• **Task instructions**:
Retype only what runs from the first line of the listing to the line holding "(0,0) rectangle (1246,781);", both included. Do not retype the pictures.

(Figure scripts)
=-=-=

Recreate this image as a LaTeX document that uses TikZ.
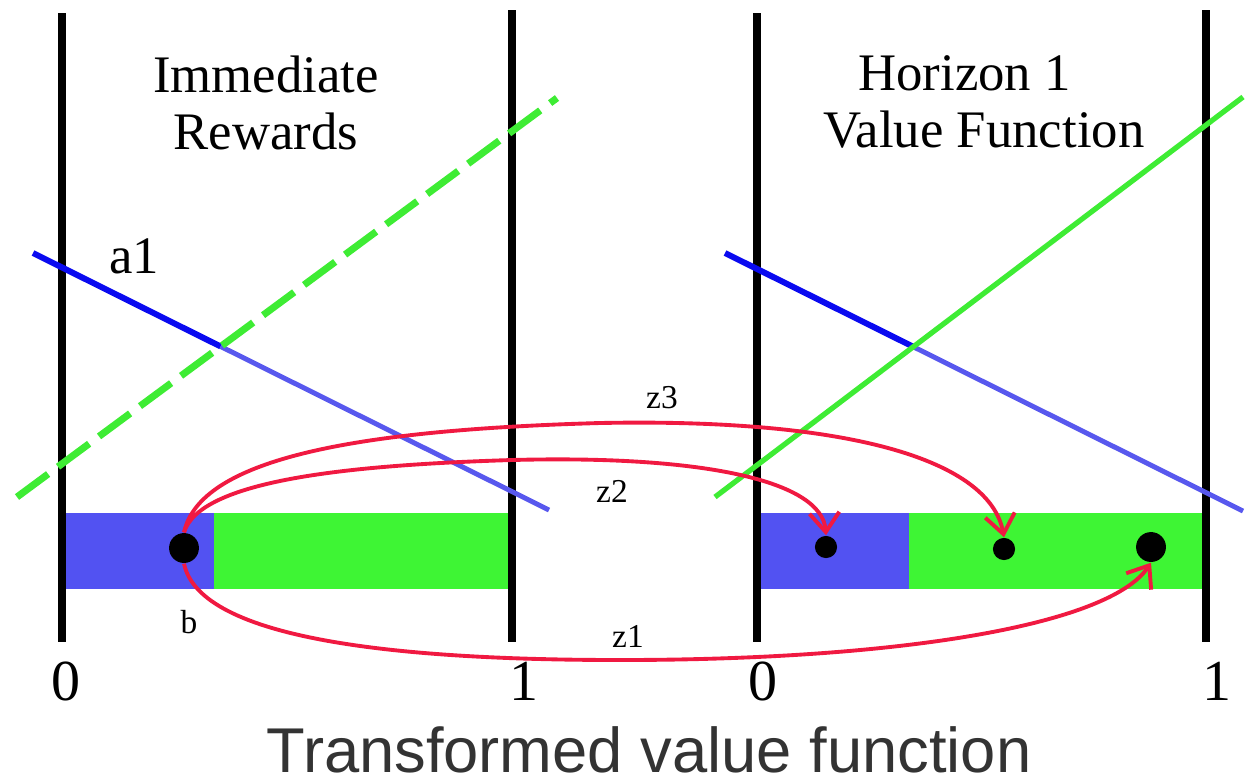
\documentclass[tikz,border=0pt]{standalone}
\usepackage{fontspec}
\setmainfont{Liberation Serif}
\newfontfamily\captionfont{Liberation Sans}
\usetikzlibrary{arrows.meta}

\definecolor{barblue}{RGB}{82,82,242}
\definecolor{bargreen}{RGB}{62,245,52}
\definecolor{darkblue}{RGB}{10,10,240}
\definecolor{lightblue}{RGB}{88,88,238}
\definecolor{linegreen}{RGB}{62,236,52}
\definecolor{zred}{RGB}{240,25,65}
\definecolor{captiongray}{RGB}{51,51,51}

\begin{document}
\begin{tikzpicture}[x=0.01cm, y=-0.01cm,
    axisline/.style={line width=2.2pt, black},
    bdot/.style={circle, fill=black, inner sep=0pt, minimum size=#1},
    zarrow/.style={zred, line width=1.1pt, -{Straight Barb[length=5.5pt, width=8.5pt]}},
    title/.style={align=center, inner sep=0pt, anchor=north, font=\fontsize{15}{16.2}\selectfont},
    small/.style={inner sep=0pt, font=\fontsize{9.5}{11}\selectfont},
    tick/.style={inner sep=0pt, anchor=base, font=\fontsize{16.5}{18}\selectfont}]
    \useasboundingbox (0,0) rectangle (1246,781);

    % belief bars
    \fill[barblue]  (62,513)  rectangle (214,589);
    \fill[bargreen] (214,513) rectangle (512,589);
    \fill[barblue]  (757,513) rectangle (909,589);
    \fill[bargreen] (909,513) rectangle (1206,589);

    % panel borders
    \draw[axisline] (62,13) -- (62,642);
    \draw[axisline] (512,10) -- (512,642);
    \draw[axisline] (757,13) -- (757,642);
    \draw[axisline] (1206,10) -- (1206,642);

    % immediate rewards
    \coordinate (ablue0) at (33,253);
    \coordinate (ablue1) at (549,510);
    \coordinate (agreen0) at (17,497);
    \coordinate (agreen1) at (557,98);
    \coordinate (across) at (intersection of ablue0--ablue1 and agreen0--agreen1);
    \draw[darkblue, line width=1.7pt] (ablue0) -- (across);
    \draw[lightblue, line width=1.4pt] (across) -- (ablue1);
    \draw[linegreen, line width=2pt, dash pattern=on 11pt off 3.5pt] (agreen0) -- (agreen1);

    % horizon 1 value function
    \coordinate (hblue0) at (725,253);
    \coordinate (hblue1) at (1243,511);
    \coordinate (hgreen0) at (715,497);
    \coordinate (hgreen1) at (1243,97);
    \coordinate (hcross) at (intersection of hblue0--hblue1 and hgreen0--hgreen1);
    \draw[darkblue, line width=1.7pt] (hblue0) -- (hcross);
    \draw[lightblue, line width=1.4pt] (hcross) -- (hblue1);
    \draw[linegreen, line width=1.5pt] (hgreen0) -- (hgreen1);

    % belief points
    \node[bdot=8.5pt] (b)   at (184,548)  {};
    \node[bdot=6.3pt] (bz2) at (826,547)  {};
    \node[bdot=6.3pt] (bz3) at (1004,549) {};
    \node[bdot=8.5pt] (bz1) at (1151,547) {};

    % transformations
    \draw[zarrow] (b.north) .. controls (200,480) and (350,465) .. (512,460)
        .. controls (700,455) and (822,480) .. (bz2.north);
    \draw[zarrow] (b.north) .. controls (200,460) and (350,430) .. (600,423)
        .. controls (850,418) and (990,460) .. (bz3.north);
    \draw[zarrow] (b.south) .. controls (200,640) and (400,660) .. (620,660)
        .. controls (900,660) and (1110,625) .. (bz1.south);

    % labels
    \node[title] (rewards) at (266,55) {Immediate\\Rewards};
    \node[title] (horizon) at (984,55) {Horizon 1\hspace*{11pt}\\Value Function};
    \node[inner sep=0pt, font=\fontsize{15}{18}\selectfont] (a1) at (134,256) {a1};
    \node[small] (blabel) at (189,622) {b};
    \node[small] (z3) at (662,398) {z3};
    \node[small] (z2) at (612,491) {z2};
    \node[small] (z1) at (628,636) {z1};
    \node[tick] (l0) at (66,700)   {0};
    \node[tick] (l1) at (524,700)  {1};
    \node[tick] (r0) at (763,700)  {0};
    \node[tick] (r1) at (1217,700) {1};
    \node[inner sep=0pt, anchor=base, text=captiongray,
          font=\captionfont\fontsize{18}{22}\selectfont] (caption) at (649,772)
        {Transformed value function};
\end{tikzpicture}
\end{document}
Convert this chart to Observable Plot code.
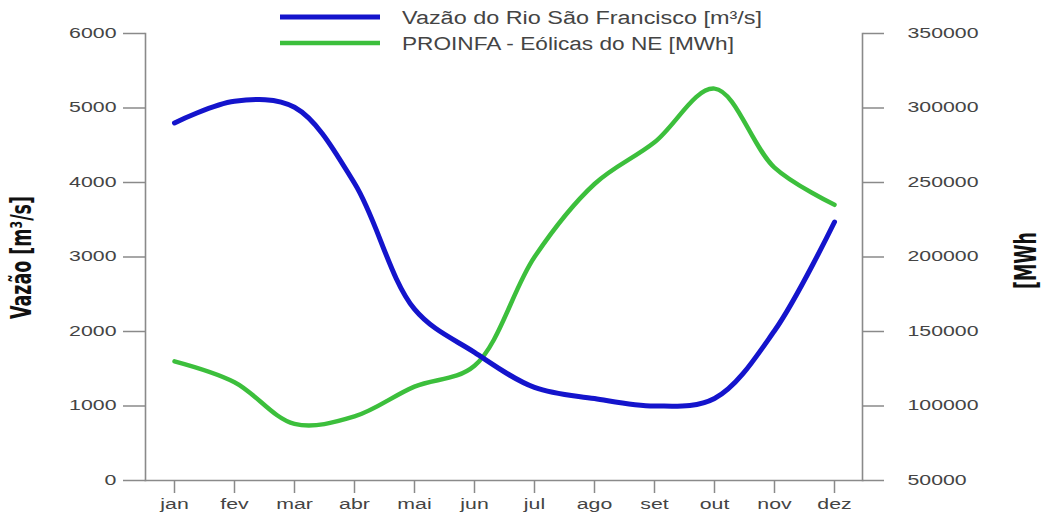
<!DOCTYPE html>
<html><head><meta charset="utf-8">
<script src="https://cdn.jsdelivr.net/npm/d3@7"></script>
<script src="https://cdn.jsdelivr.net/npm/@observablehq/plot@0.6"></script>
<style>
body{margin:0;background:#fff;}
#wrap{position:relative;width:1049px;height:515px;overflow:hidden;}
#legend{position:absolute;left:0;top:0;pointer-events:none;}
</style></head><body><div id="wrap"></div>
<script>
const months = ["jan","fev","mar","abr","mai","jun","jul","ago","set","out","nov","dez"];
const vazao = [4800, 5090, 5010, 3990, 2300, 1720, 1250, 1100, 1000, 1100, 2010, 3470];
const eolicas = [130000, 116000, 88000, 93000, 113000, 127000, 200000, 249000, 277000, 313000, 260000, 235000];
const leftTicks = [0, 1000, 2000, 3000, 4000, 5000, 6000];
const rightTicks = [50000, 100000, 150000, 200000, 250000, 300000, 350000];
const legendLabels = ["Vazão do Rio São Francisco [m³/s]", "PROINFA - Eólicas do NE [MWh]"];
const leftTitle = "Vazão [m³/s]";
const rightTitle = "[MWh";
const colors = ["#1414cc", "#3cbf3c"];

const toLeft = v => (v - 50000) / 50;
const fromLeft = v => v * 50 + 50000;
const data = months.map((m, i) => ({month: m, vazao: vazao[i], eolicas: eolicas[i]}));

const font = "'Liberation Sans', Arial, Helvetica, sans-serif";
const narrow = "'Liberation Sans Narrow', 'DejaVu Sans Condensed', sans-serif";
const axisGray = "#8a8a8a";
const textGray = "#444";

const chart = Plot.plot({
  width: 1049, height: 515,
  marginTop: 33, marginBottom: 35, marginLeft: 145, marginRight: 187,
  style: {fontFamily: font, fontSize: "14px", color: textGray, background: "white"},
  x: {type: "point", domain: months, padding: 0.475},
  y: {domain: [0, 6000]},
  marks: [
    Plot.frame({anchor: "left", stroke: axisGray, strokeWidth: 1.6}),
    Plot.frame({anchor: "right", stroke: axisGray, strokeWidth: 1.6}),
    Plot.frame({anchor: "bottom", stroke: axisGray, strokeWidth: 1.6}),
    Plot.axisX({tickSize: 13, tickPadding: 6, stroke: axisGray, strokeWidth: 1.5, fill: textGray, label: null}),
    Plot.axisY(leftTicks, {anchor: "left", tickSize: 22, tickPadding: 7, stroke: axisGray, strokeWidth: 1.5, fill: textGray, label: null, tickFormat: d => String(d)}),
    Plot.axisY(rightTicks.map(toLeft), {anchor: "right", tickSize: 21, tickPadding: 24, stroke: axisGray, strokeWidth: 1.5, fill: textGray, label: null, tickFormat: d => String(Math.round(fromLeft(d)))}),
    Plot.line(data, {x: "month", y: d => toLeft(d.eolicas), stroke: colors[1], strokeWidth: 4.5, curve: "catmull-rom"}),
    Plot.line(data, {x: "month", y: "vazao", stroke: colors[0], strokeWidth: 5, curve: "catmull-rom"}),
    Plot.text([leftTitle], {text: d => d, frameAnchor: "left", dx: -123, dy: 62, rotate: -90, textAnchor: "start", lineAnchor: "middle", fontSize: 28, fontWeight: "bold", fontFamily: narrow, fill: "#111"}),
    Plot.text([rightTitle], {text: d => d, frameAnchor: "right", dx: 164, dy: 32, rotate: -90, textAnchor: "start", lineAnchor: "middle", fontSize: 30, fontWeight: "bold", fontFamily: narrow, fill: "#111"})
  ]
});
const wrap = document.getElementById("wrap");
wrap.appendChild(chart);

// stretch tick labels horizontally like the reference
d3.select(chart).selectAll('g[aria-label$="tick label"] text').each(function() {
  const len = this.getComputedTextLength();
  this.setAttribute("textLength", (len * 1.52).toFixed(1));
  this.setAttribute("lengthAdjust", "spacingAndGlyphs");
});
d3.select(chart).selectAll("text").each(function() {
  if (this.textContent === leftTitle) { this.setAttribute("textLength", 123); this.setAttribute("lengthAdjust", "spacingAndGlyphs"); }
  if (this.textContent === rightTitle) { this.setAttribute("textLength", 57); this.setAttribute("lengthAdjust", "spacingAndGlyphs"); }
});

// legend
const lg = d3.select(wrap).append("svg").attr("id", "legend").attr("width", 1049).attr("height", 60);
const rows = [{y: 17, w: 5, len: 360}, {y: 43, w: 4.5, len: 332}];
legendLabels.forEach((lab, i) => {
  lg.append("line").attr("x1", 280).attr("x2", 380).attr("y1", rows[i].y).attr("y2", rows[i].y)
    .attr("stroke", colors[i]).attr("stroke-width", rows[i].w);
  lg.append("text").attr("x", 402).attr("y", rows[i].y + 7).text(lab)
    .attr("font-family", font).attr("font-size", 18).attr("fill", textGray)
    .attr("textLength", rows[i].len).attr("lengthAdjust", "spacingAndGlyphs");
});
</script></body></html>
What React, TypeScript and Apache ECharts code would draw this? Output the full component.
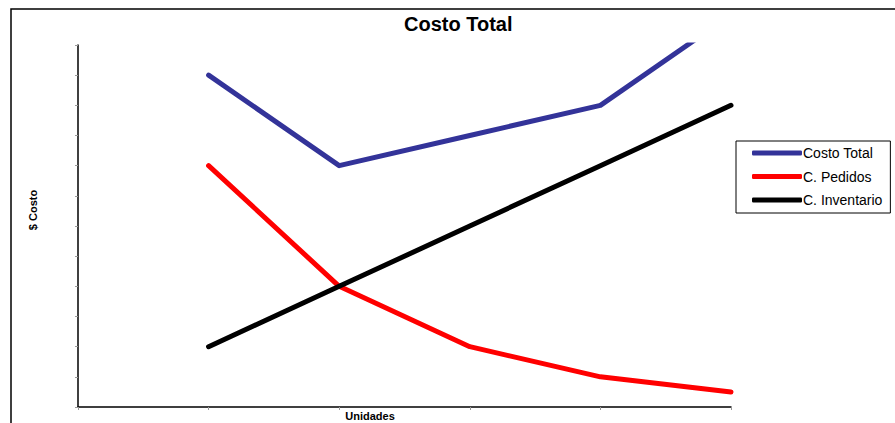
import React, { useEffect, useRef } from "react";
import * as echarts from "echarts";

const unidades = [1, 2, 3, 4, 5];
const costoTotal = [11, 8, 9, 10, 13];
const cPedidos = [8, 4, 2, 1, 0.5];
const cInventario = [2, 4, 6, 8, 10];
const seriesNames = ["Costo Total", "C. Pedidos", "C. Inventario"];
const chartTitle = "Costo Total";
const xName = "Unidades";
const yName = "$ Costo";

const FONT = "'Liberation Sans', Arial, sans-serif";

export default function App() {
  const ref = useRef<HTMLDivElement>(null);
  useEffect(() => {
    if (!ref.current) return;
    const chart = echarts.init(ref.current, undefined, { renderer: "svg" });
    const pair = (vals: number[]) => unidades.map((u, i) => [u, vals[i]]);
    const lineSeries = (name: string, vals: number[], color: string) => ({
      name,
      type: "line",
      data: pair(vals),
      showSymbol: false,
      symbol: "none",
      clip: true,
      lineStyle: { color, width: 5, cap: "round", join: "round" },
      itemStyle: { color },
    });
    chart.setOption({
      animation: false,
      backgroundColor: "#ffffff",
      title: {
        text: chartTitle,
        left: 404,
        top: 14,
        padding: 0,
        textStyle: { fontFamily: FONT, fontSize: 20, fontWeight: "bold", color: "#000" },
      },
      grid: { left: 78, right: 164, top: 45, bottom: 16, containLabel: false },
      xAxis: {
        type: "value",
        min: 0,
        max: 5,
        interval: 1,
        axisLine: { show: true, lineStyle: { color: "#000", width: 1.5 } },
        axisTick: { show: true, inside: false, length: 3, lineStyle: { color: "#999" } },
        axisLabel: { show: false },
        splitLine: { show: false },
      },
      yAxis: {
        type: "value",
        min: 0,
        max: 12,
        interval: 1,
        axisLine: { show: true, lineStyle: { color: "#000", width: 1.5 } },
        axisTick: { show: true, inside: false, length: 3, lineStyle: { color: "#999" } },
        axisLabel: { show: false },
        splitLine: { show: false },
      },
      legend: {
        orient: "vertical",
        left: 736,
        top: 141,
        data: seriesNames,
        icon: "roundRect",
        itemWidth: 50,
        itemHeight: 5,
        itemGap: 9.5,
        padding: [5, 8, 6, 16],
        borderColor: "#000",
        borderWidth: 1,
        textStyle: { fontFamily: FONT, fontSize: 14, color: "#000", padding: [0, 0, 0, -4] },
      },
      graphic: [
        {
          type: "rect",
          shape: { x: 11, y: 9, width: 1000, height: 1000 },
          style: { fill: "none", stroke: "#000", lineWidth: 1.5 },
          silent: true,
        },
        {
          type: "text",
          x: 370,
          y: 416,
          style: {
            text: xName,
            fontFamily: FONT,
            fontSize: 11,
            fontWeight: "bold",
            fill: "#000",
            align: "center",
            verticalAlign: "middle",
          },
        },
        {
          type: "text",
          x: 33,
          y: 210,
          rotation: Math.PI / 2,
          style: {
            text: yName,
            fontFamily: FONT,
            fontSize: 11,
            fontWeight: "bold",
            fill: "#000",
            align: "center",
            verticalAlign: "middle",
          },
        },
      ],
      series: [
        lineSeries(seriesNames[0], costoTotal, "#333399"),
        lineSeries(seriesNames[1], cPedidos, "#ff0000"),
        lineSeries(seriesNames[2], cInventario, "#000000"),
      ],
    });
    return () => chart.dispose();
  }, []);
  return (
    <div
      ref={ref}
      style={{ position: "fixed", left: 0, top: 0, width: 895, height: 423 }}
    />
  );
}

=-=-=

• **Result for this exercise**:
Recreate this image as a LaTeX document that uses TikZ.
\documentclass[tikz,border=0pt]{standalone}
\usepackage{fontspec}
\setmainfont{Liberation Serif}
\newfontfamily\captionfont{Liberation Sans}
\usetikzlibrary{arrows.meta}

\definecolor{barblue}{RGB}{82,82,242}
\definecolor{bargreen}{RGB}{62,245,52}
\definecolor{darkblue}{RGB}{10,10,240}
\definecolor{lightblue}{RGB}{88,88,238}
\definecolor{linegreen}{RGB}{62,236,52}
\definecolor{zred}{RGB}{240,25,65}
\definecolor{captiongray}{RGB}{51,51,51}

\begin{document}
\begin{tikzpicture}[x=0.01cm, y=-0.01cm,
    axisline/.style={line width=2.2pt, black},
    bdot/.style={circle, fill=black, inner sep=0pt, minimum size=#1},
    zarrow/.style={zred, line width=1.1pt, -{Straight Barb[length=5.5pt, width=8.5pt]}},
    title/.style={align=center, inner sep=0pt, anchor=north, font=\fontsize{15}{16.2}\selectfont},
    small/.style={inner sep=0pt, font=\fontsize{9.5}{11}\selectfont},
    tick/.style={inner sep=0pt, anchor=base, font=\fontsize{16.5}{18}\selectfont}]
    \useasboundingbox (0,0) rectangle (1246,781);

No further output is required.